I'm sitting at the computer waiting for the floors to dry, after which I will make myself dinner. It's 8:20.

I was hoping, reallllllly hoping that this would be the last of the floor washing, but no. The repiping project was supposed to have concluded today; but of course, OF COURSE, the crew just had to forget to re-attach four tiles in the bathroom.

Which means
- I'm going to have to wait around for them tomorrow so I can nag them to get this %@!*% job finished already; and

- they'll track mud and plaster and crud all over my floors; and

- I'll spend one more night cleaning up after them.

GoodGodAlmighty.

And my period is due any day and I'm CRANKY.

This entry was interrupted by Statistics Canada calling to interview me for the labour force survey which I'm really not in the mood for and even though nothing has changed since they last interviewed me, the girl has to ask me the same old questions verbatim. It's not a long survey...maybe 15 minutes. But it's a looooong 15 minutes.

We got through it and I was ready to hang up, when she asked if I would participate in a travel survey. Right then. I asked if it was mandatory or voluntary - as some surveys by the gov't are mandatory, but this one wasn't, thank god, so I said no and I got ready to hang up.

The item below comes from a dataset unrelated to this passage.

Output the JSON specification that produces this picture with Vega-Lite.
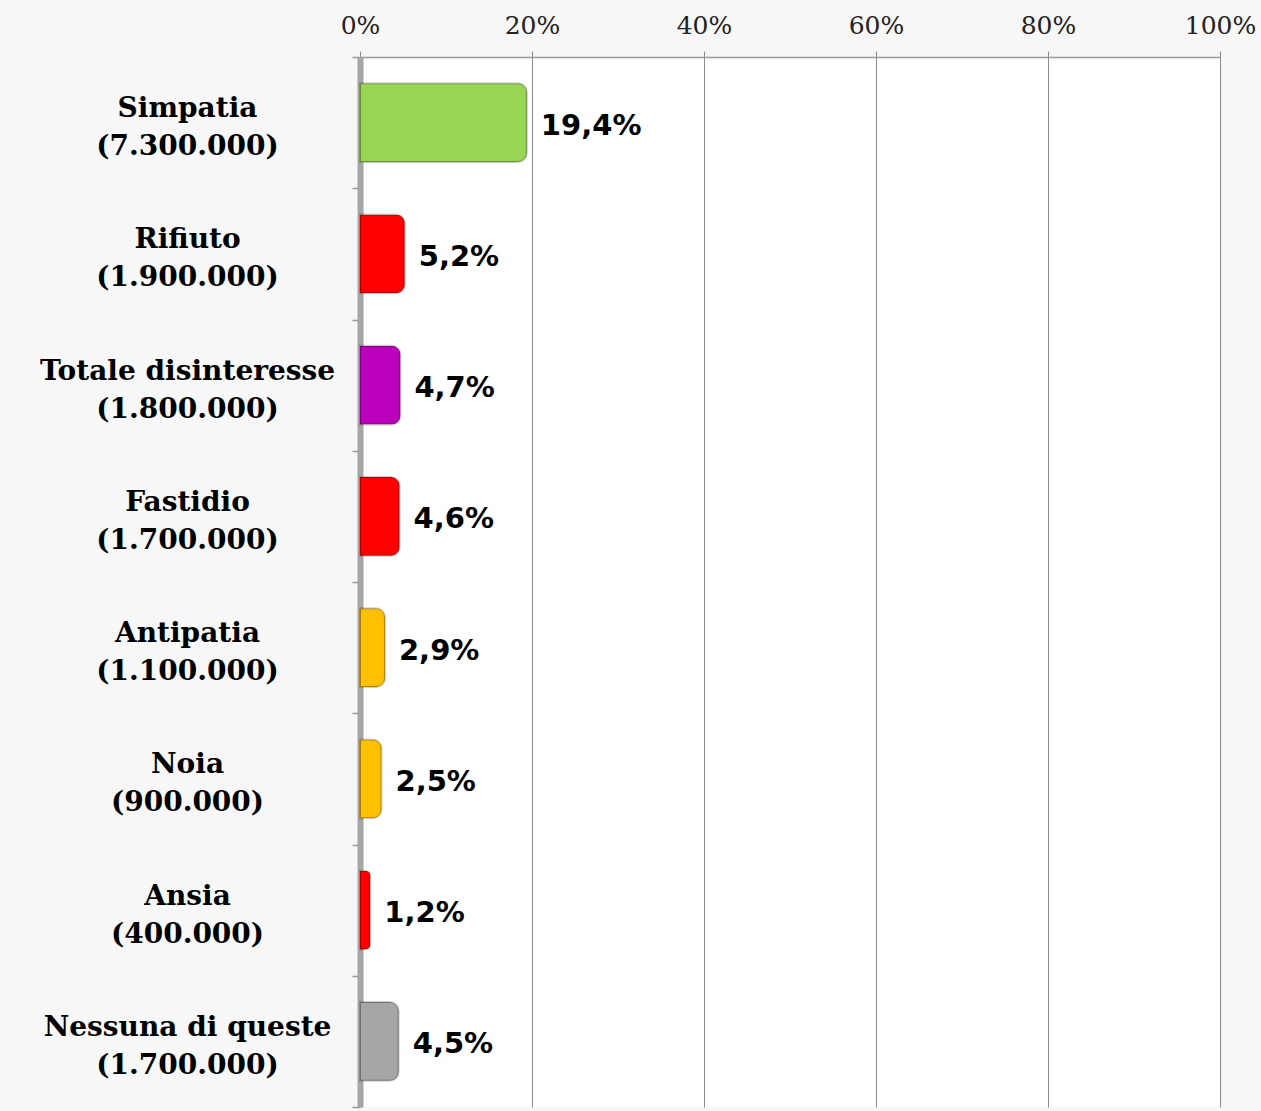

She asked if I would reconsider. I explained I was in the middle of a home construction project and tired and cranky and not in the mood. And....

and..........

and....

SHE ASKED AGAIN.

I lost it a little. I told her that I'd already said no twice. I know my Nos. If I say no I mean no. No need to ask me again after the second time.

"It's my job to persuade you," she said.

aaaargh. It's a voluntary survey! Leave me alone!